By bringing back beavers and setting aside un-farmed corridors along rivers, we could revive these incredible ecosystems. Beaver ecosystems could fan out into every valley in an interconnected network, like blood vessels pumping life back into the landscape. So many other species could flourish in the habitats that beavers create: otters, water voles, lesser spotted woodpeckers, spotted flycatchers, frogs, water rails, egrets. Long forgotten species could return, like black storks, which thrive on the abundance of amphibians in beaver wetlands.
Optimism and a functional future
Although seriously conserving biodiversity will ultimately require a reduction in the amount of land which we use for agriculture, reintroducing beavers could have huge ecological benefits with relatively little impact on farming, if an appropriate management system is in place. Furthermore, their wetlands can filter out some of the runoff from agriculture, and attenuate flash flooding which damages both farmland and people’s homes.
Beaver wetlands could also rekindle our sense of wonder at the natural world. Squelching through a beaver wetland in Devon, I found it humbling that this entire ecosystem had been created by another species.

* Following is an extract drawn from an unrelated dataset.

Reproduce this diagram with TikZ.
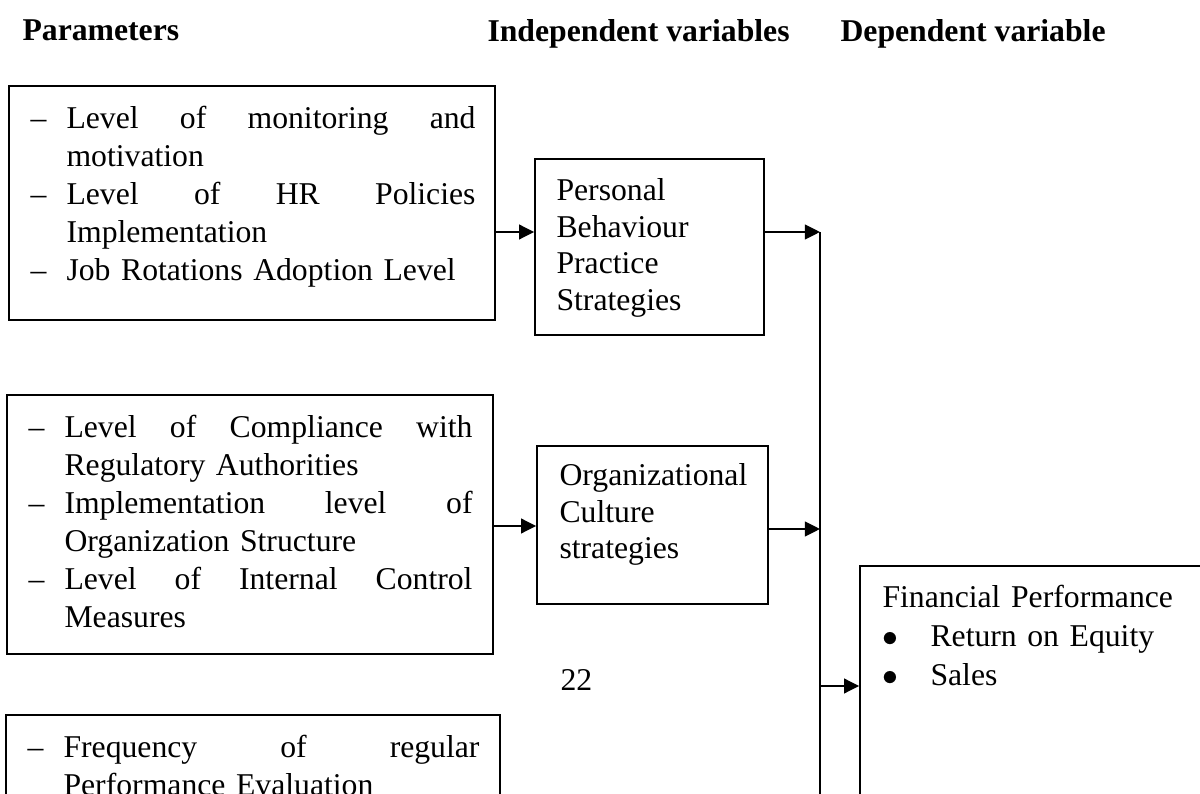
\documentclass[tikz,border=0pt]{standalone}
\usepackage{fontspec}
\setmainfont{Liberation Serif}
\usetikzlibrary{arrows.meta,fit}
% one drawing unit
\newlength\pxu
\setlength\pxu{0.3785pt}
% a justified first line of an item, and the dash / hanging indent column
\newcommand\spreadln[2]{\makebox[#1\pxu][s]{\spaceskip=0.25em plus 1fill\relax #2}}
\newcommand\dashcol{\makebox[36\pxu][l]{–}}
\newcommand\indentcol{\hspace*{36\pxu}}
\newcommand\bulletcol{\makebox[48\pxu][l]{$\bullet$}}

\begin{document}
\begin{tikzpicture}[x=0.3785pt,y=-0.3785pt,
  frame/.style={draw, line width=0.7pt, inner sep=0pt},
  body/.style={anchor=north west, inner sep=0pt, align=left,
    font=\fontsize{12}{14.38}\selectfont},
  head/.style={anchor=base west, inner sep=0pt,
    font=\fontsize{12}{14}\selectfont\bfseries},
  link/.style={line width=0.7pt, -{Triangle[length=5.7pt,width=5.6pt]}},
]
\useasboundingbox (0,0) rectangle (1200,794);
\fill[white] (0,0) rectangle (1200,794);
\clip (0,0) rectangle (1200,794);

% column headings
\node[head] (h1) at (22,40.7) {Parameters};
\node[head] (h2) at (487,41.5) {Independent variables};
\node[head] (h3) at (840,41.5) {Dependent variable};

% parameter boxes
\node[frame, fit={(9,86) (495,320)}] (p1) {};
\node[frame, fit={(7,395) (493,654)}] (p2) {};
\node[frame, fit={(6,715) (500,900)}] (p3) {};

\node[body, text width=450\pxu] (p1t) at (30,101.4)
  {\strut\dashcol\spreadln{409}{Level of monitoring and}\\
   \indentcol motivation\\
   \dashcol\spreadln{409}{Level of HR Policies}\\
   \indentcol Implementation\\
   \dashcol Job Rotations Adoption Level};

\node[body, text width=450\pxu] (p2t) at (28,410.4)
  {\strut\dashcol\spreadln{408}{Level of Compliance with}\\
   \indentcol Regulatory Authorities\\
   \dashcol\spreadln{408}{Implementation level of}\\
   \indentcol Organization Structure\\
   \dashcol\spreadln{408}{Level of Internal Control}\\
   \indentcol Measures};

\node[body, text width=460\pxu] (p3t) at (27,730.4)
  {\strut\dashcol\spreadln{416}{Frequency of regular}\\
   \indentcol Performance Evaluation};

% independent variables
\node[frame, fit={(535,159) (764,335)}] (pb) {};
\node[frame, fit={(537,446) (768,604)}] (oc) {};

\node[body, text width=200\pxu, font=\fontsize{12}{13.89}\selectfont] (pbt) at (556,174.3)
  {\strut Personal\\ Behaviour\\ Practice\\ Strategies};
\node[body, text width=200\pxu, font=\fontsize{12}{13.89}\selectfont] (oct) at (559,459.3)
  {\strut Organizational\\ Culture\\ strategies};

% dependent variable
\node[frame, fit={(860,566) (1260,900)}] (fin) {};
\node[body, text width=330\pxu, font=\fontsize{12}{14.76}\selectfont] (fint) at (882,579.7)
  {\strut Financial Performance\\
   \bulletcol Return on Equity\\
   \bulletcol Sales};

% page number
\node[anchor=base west, inner sep=0pt, font=\fontsize{12}{14}\selectfont] (pg) at (560,691) {22};

% connectors
\coordinate (r1) at (0,232);
\coordinate (r2) at (0,526);
\coordinate (r3) at (0,529);
\coordinate (r4) at (0,686);
\coordinate (bustop) at (820,232);
\coordinate (busend) at (820,900);
\draw[line width=0.7pt] (bustop) -- (busend);
\draw[link] (p1.east |- r1) -- (pb.west |- r1);
\draw[link] (pb.east |- r1) -- (bustop);
\draw[link] (p2.east |- r2) -- (oc.west |- r2);
\draw[link] (oc.east |- r3) -- (bustop |- r3);
\draw[link] (bustop |- r4) -- (fin.west |- r4);
\end{tikzpicture}
\end{document}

Experiencing these living systems would create hope and optimism at a time when the state of the natural world seems to be always in decline.
For thousands of years, humans have been untangling the complex web of life, yet now, armed with an unprecedented understanding of the living world, we can start to put things back together. Reintroducing beavers could create wonderful living corridors along our rivers, with huge benefits to both nature and society. They are like a fully automated tool for ecological restoration, and we only have to release them and let them do their work.